With roughly half of all the habitable land on Earth used for agriculture, I cannot think of a sector more central to the survival of the planet. How we produce food has a direct impact on the Earth’s capacity to sustain us, which has a direct impact on human health and economic prosperity. As we profit from Nature, so Nature must profit from us. But our current approach will lead to a dead end, no matter how cost-effective intensive food production appears to be.
I say “appears to be” because the way we manage our balance sheets still excludes so many hidden costs - damage to soils and major watercourses; emissions that add to global warming; and the social and economic cost to local communities. The fact these costs are hidden encourages us to ignore them. For example, our current approach is forcing many small family farms to the wall. If they go, it will quite simply rip the heart out of the British countryside and break the backbone of Britain’s rural communities. So, if we want to have food that is healthy and produced in a sustainable way, we must support a diversity of farms and help them make the profound and rapid change that the crisis demands.
Not a great deal has changed in the last 35 years, but I am increasingly confident we can achieve the transition, particularly when I meet the next generation. I recently opened a new centre for farm and food education in the Cotswolds. As I walked the fields it became clear there are many farmers who have identified how we can now produce healthy food in a viable way. My hosts spoke of cattle on permanent pasture; natural flood management schemes and the importance of building soil fertility – not just so it grows healthy food, but because it captures carbon. This is of vital importance. If we regenerate degraded soils around the world, we could capture as much as 70% of the world’s carbon emissions. So, you see, farming can play a big part in protecting the planet.
From field to fork, extraordinary work is being done to try and build a better food system for everyone, be it Jamie Oliver promoting education and a balanced diet, Henry Dimbleby’s ambitions for safe, healthy and affordable food, or Marcus Rashford whose mission off the football field is to tackle child hunger.
There is also a great economic opportunity here. This is precisely why, at the beginning of 2020, I launched my Sustainable Markets Initiative, aiming to put private sector investors together with the many innovative and sustainable approaches that now exist.

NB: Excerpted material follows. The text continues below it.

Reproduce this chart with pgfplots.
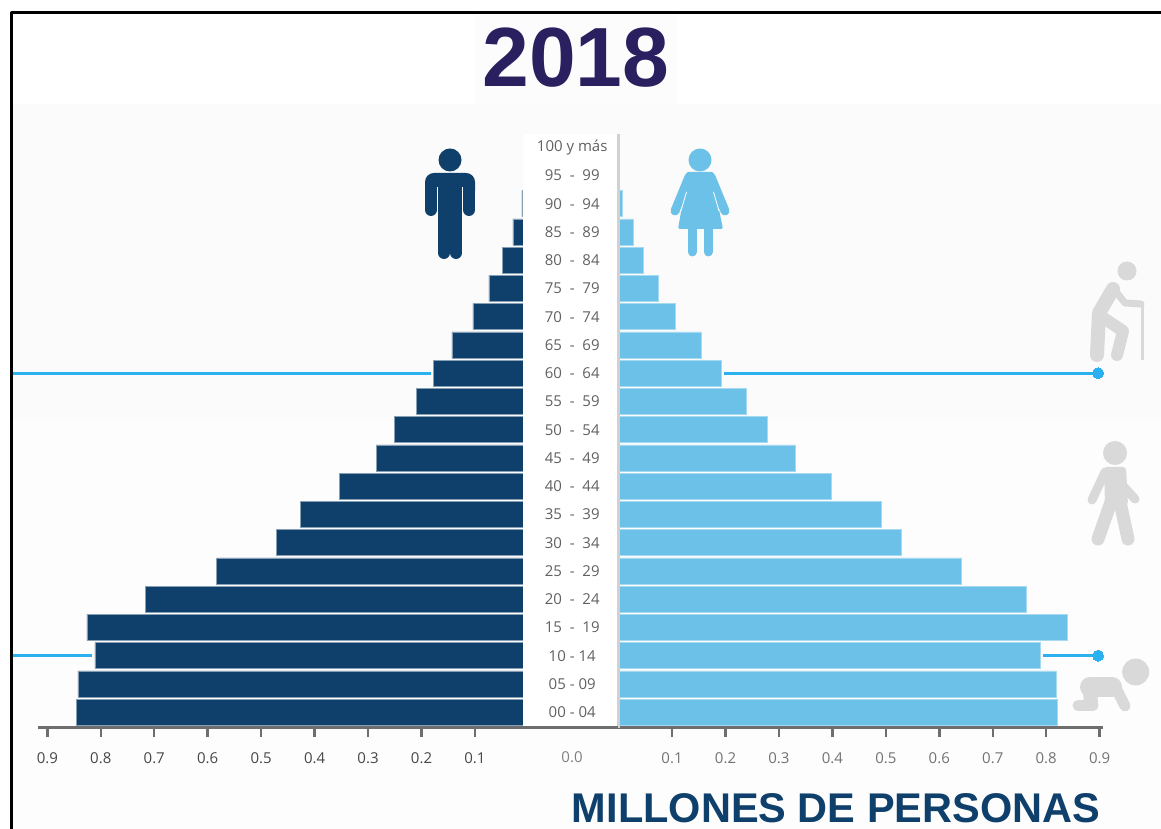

The food production sector is ripe with such incredible investment opportunities.
To accelerate this, I published the Terra Carta – a roadmap of principles for Nature, People and Planet and a means of kitemarking best practice in genuine sustainability. It makes clear that our food production must recognise that the soil and biodiversity are the planet’s most important renewable resources. And I am hoping that this will all be an important focus at Cop 26, the big U.N. Conference in Glasgow this November.
Put simply, we all need the conference to succeed. The security of Nature’s entire life-support system is banking on it. Only by benefitting Nature can we benefit People. And that will ensure the future of our living Planet.